Ulrike Beck, Mobilitätsbetreuerin von der HWK Schwaben, bietet allen Interessenten die Möglichkeit, Fragen zu beantworten. Davon gebe es viele, beispielsweise „Wie finde ich einen Betrieb im Ausland?“Die HWK Schwaben ist hier in ein bundesweites Netzwerk eingebunden und kann dadurch effektive Angebote geben und beraten. Betriebe werden angefragt oder bekommen Anfragen im Rahmen des länderübergreifenden Austausches und arbeiten somit Hand in Hand mit der HWK.

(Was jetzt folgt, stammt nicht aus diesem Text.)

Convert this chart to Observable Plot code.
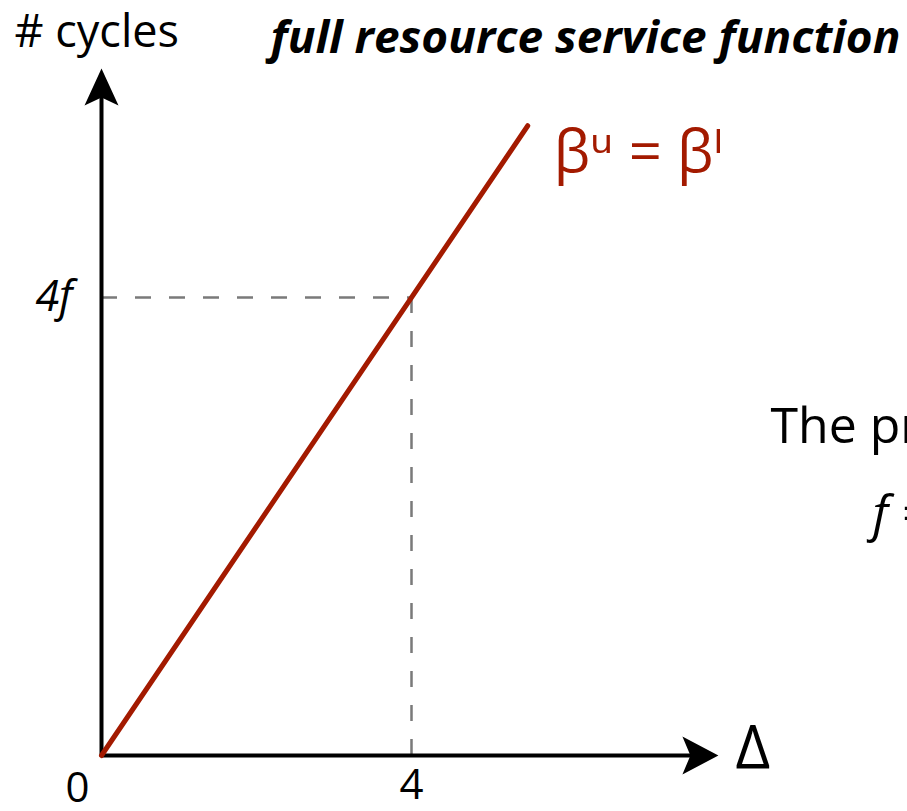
<!DOCTYPE html>
<html>
<head>
<meta charset="utf-8">
<script src="https://cdn.jsdelivr.net/npm/d3@7"></script>
<script src="https://cdn.jsdelivr.net/npm/@observablehq/plot@0.6"></script>
<style>
  html, body { margin: 0; padding: 0; background: #fff; }
  svg { overflow: hidden; }
</style>
</head>
<body>
<div id="chart"></div>
<script>
// ---- data ----
const serviceX = [0, 5.5];          // Δ
const serviceY = [0, 5.5];          // # cycles (in units of f)
const markX = 4;                    // Δ = 4
const markY = 4;                    // 4f
const xTickValues = [0, 4];
const xTickLabels = ["0", "4"];
const yTickValues = [4];
const yTickLabels = ["4f"];
const xAxisEnd = 7.96;
const yAxisEnd = 6.0;
const titleText = "full resource service function";
const yLabelText = "# cycles";
const xLabelText = "Δ";
const curveLabel = "βᵘ = βˡ";
const sideText1 = "The pr";
const sideText2 = "f =";

const serviceLine = serviceX.map((x, i) => ({x, y: serviceY[i]}));

const red = "#a31a00";
const font = "'Open Sans', 'DejaVu Sans', sans-serif";

const arrowUp = {draw(ctx) {
  ctx.moveTo(0, 0); ctx.lineTo(17, 37); ctx.lineTo(0, 29); ctx.lineTo(-17, 37); ctx.closePath();
}};
const arrowRight = {draw(ctx) {
  ctx.moveTo(0, 0); ctx.lineTo(-36, 19); ctx.lineTo(-28, 0); ctx.lineTo(-36, -19); ctx.closePath();
}};

const chart = Plot.plot({
  width: 907,
  height: 811,
  margin: 0,
  x: {domain: [0, 4], range: [101, 411], axis: null},
  y: {domain: [0, 4], range: [755, 297], axis: null},
  style: {fontFamily: font, background: "#fff"},
  marks: [
    // dashed guide lines
    Plot.ruleY([markY], {x1: 0, x2: markX, stroke: "#7a7a7a", strokeWidth: 2.5, strokeDasharray: "16,18"}),
    Plot.ruleX([markX], {y1: 0, y2: markY, stroke: "#7a7a7a", strokeWidth: 2.5, strokeDasharray: "16,18"}),
    // axes
    Plot.ruleX([0], {y1: 0, y2: yAxisEnd - 0.2, stroke: "black", strokeWidth: 4}),
    Plot.ruleY([0], {x1: 0, x2: xAxisEnd - 0.3, stroke: "black", strokeWidth: 4}),
    Plot.dot([{x: 0, y: yAxisEnd}], {x: "x", y: "y", symbol: arrowUp, fill: "black", stroke: null}),
    Plot.dot([{x: xAxisEnd, y: 0}], {x: "x", y: "y", symbol: arrowRight, fill: "black", stroke: null}),
    // service function
    Plot.line(serviceLine, {x: "x", y: "y", stroke: red, strokeWidth: 5}),
    // tick labels
    Plot.text([xTickValues[0]], {x: d => d, y: 0, text: () => xTickLabels[0], dx: -24, dy: 46, lineAnchor: "bottom", fontSize: 42, fill: "black"}),
    Plot.text([xTickValues[1]], {x: d => d, y: 0, text: () => xTickLabels[1], dy: 43, lineAnchor: "bottom", fontSize: 42, fill: "black"}),
    Plot.text(yTickValues, {x: 0, y: d => d, text: (d, i) => yTickLabels[i], dx: -29, dy: 13, textAnchor: "end", lineAnchor: "bottom", fontSize: 43, fontStyle: "italic", fill: "black"}),
    // axis labels
    Plot.text([yLabelText], {x: 0, y: 0, text: d => d, dx: -87, dy: -709, textAnchor: "start", lineAnchor: "bottom", fontSize: 45, fill: "black"}),
    Plot.text([xLabelText], {x: xAxisEnd, y: 0, text: d => d, dx: 17, dy: 12, textAnchor: "start", lineAnchor: "bottom", fontSize: 60, fill: "black"}),
    // title
    Plot.text([titleText], {x: 0, y: 0, text: d => d, dx: 169, dy: -703, textAnchor: "start", lineAnchor: "bottom", fontSize: 44, fontWeight: "bold", fontStyle: "italic", fill: "black"}),
    // curve label
    Plot.text([curveLabel], {x: serviceX[1], y: serviceY[1], text: d => d, dx: 26, dy: 46, textAnchor: "start", lineAnchor: "bottom", fontSize: 58, fill: red}),
    // side texts (cut off at the right edge, as in the source slide)
    Plot.text([sideText1], {x: 0, y: 0, text: d => d, dx: 669, dy: -313, textAnchor: "start", lineAnchor: "bottom", fontSize: 50, fill: "black"}),
    Plot.text([sideText2], {x: 0, y: 0, text: d => d, dx: 771, dy: -225, textAnchor: "start", lineAnchor: "bottom", fontSize: 50, fontStyle: "italic", fill: "black"})
  ]
});

// condense the title like the original condensed face
d3.select(chart).selectAll("text").filter(function() { return this.textContent === titleText; })
  .attr("textLength", 630).attr("lengthAdjust", "spacingAndGlyphs");

document.getElementById("chart").appendChild(chart);
</script>
</body>
</html>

Das Austauschprogramm bietet einen Gruppenaustausch, aber auch Einzelentsendungen an. Beck erklärt, man habe auch die Chance von kleinen Betrieben in große Firmen zu wechseln. So konnte beispielsweise eine Bewerberin von einem kleinen Familienbetrieb in das große Opernhaus in Zürich geschickt werden. Die Möglichkeiten sind riesig, lassen sich meist auch verwirklichen und die Resonanz der Lehrlinge nach deren Aufenthalten ist positiv.
Gwendoline ist Teil eines Gruppenaustausches und wohnt, anders als ihr Ausbilder Durz damals bei seinem Austausch 1983, in der Jugendherberge in Augsburg beim Unteren Graben. Durz war zu seiner Zeit zu Besuch bei einer Familie und lebte in deren Haus. „Das hat sich jetzt etwas verändert. Trotzdem ist und bleibt es eine tolle Geschichte. Andere Leute, andere Familien, andere Kulturen. Das ist was ganz Besonderes,“meint Durz.
Zimmermann von der HWK ist überzeugt davon, dass der Austausch ein Signal sei vor dem Hintergrund eines vereinten Europas. Die Offenheit, mit der sich Ausbilder und Lehrlinge begegnen, habe eine hohe Bedeutung und bestätige, wie besonders das Erlernen eines Handwerks sein kann.